Le 12 juillet, en partenariat avec le Festival d’Avignon et Avignon Université, l’Afdas organisera le premier Forum de l’inclusion économique dans la culture et les industries créatives. «Libération», partenaire de l’événement, publiera sur son site tribunes, reportages et enquêtes sur le sujet.
Les politiques publiques culturelles et d’éducation populaire doivent-elles être construites de concert ? Oui !
Leur tronc commun s’est accru au fil des évolutions sociales et sociétales. D’un côté, le développement des dispositifs d’éducation artistique et culturelle a renouvelé et fortifié la relation des professionnel·le·s et lieux du milieu de l’art avec les publics. De l’autre, les acteurs de l’éducation populaire ont singulièrement renforcé le lien avec les artistes, en multipliant notamment les résidences.
Ainsi, fortes de leur vocation à provoquer l’échange, la rencontre et le partage, culture et éducation populaire confortent leur approche d’émancipation individuelle et collective multidisciplinaire qui vise à permettre à chacun·e d’acquérir connaissances et nouvelles capacités tout au long de la vie, en développant réflexion, esprit critique et champ du sensible. Par ailleurs, chacune à son endroit participe à l’émergence de la création artistique en la soutenant et en la médiatisant sous différentes formes au plus près de tous les publics.
En tout cela, ces politiques publiques, qui concernent les cultures (au sens large du terme) d’une société considérée à l’échelle d’un pays ou d’une collectivité, relèvent du domaine socioculturel – terme étrangement rejeté par certaines institutions. Un domaine où les professionnel·le·s – artistes, acteurs associatifs, travailleurs sociaux, élu·e·s – ne se substituent pas les uns aux autres mais œuvrent dans une nécessaire complémentarité. Où ils construisent ensemble leurs orientations sur une analyse fine et régulièrement interrogée de la réalité sociale du territoire. Non pas pour différencier les propositions en fonction de ce que serait supposé aimer ou accepter tel groupe ou tel autre, mais pour dispenser la totalité des propositions à l’ensemble des groupes, en insistant davantage là où les difficultés sont plus nombreuses.

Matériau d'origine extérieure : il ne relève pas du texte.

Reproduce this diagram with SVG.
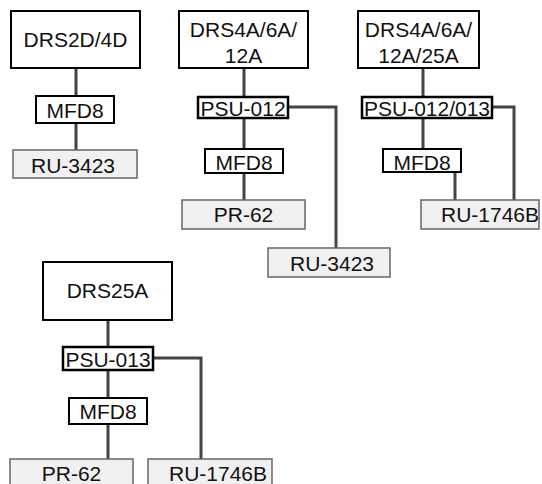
<svg xmlns="http://www.w3.org/2000/svg" width="542" height="484" viewBox="0 0 542 484">
<style>
.b{fill:#fff;stroke:#000;stroke-width:2}
.p{fill:#fff;stroke:#000;stroke-width:2.5}
.g{fill:#f0f0f0;stroke:#666;stroke-width:1.5}
.c{fill:none;stroke:#444;stroke-width:3}
text{font-family:"Liberation Sans",Arial,sans-serif;font-size:21px;fill:#111;text-anchor:middle}
</style>
<rect width="542" height="484" fill="#fff"/>
<g id="connectors">
<path class="c" d="M76 68V96M76 123V150"/>
<path class="c" d="M244 68V97M244 118V149M244 173V200M288 107H336V248"/>
<path class="c" d="M423 68V97M423 118V149M455 172V200M492 107H514V200"/>
<path class="c" d="M108 320V347M108 370V398M108 424V459M153 358H201V459"/>
</g>
<g id="drs2d4d"><rect class="b" x="11" y="11" width="129" height="57"/><text x="75.5" y="47">DRS2D/4D</text></g>
<g id="mfd8-a"><rect class="b" x="36" y="96" width="78" height="27"/><text x="75" y="118">MFD8</text></g>
<g id="ru3423-a"><rect class="g" x="13" y="150" width="124" height="28"/><text x="73" y="173">RU-3423</text></g>

<g id="drs4a12a"><rect class="b" x="179" y="11" width="129" height="57"/><text x="243.5" y="37">DRS4A/6A/</text><text x="243.5" y="63">12A</text></g>
<g id="psu012"><rect class="p" x="198" y="97" width="90" height="21"/><text x="243" y="116">PSU-012</text></g>
<g id="mfd8-b"><rect class="b" x="205" y="149" width="78" height="24"/><text x="244" y="170">MFD8</text></g>
<g id="pr62-a"><rect class="g" x="182" y="200" width="123" height="29"/><text x="243.5" y="222">PR-62</text></g>
<g id="ru3423-b"><rect class="g" x="268" y="248" width="122" height="29"/><text x="332" y="271">RU-3423</text></g>

<g id="drs4a25a"><rect class="b" x="358" y="11" width="121" height="57"/><text x="418.5" y="37">DRS4A/6A/</text><text x="418.5" y="63">12A/25A</text></g>
<g id="psu012013"><rect class="p" x="362" y="97" width="130" height="21"/><text x="427" y="116">PSU-012/013</text></g>
<g id="mfd8-c"><rect class="b" x="383" y="149" width="78" height="23"/><text x="422" y="170">MFD8</text></g>
<g id="ru1746b-a"><rect class="g" x="421" y="200" width="118" height="29"/><text x="490" y="222">RU-1746B</text></g>

<g id="drs25a"><rect class="b" x="43" y="262" width="129" height="58"/><text x="107.5" y="298">DRS25A</text></g>
<g id="psu013"><rect class="p" x="63" y="347" width="90" height="23"/><text x="108" y="367">PSU-013</text></g>
<g id="mfd8-d"><rect class="b" x="69" y="398" width="78" height="26"/><text x="108" y="419">MFD8</text></g>
<g id="pr62-b"><rect class="g" x="10" y="459" width="123" height="30"/><text x="71.5" y="481">PR-62</text></g>
<g id="ru1746b-b"><rect class="g" x="148" y="459" width="124" height="30"/><text x="218" y="481">RU-1746B</text></g>
</svg>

Las ! L’enfer est pavé de bonnes intentions. Par trop de cloisonnements des dispositifs et des financements, mais également par des erreurs de jugement, les offres en direction des publics de centre-ville et des quartiers populaires sont souvent différenciées.
En schématisant : au centre-ville les projets émanant directement de la «Culture», aux quartiers populaires ceux liés à la politique de la ville. Or dans ces domaines, la symbolique revêt une importance particulière, et peut sensiblement influencer le regard que portent sur eux leurs potentiels usagers, ainsi que le jugement des acteurs culturels et des élu·e·s. Dans son ouvrage sur «les manières de lire à l’école et dans les familles», le professeur en sciences de l’éducation Stéphane Bonnéry pointe les idées erronées de l’institution sur les pratiques «électorales» des familles populaires. Il remarque que dans les établissements de REP, sont privilégiés les livres et albums «explicites» qui délivrent «au lecteur l’essentiel de ce qui est nécessaire pour accéder au sens principal de l’histoire», tandis que les ouvrages «complexes» sont majoritairement présentés hors REP. Les politiques publiques dérivent souvent de la même façon et pour les mêmes raisons, présentant en centre-ville des projets aux thématiques et esthétiques diversifiées et dans les quartiers populaires, une palette resserrée, construite d’après ce que l’institution suppose intéresser ou être bénéfique pour les publics concernés.
Or, le sujet n’est pas de discriminer les contenus en fonction des publics, mais d’en diversifier la médiatisation, l’accompagnement. A défaut, influencées par des présupposés inconsciemment intégrés, nos politiques finiront par avoir l’effet inverse de ce pour quoi elles militent, à savoir l’assignation à des pratiques, des goûts, des désirs présumés qui conduisent les publics populaires à des horizons culturels fermés et obèrent la possibilité d’un vivre ensemble partagé.
Seule une réflexion collective des acteurs de la culture et de l’éducation populaire, autour du tronc commun de leurs missions et fondée sur leurs compétences spécifiques, permettra de construire un projet politique ambitieux, porteur d’égalité et de partage, à destination de l’ensemble des publics.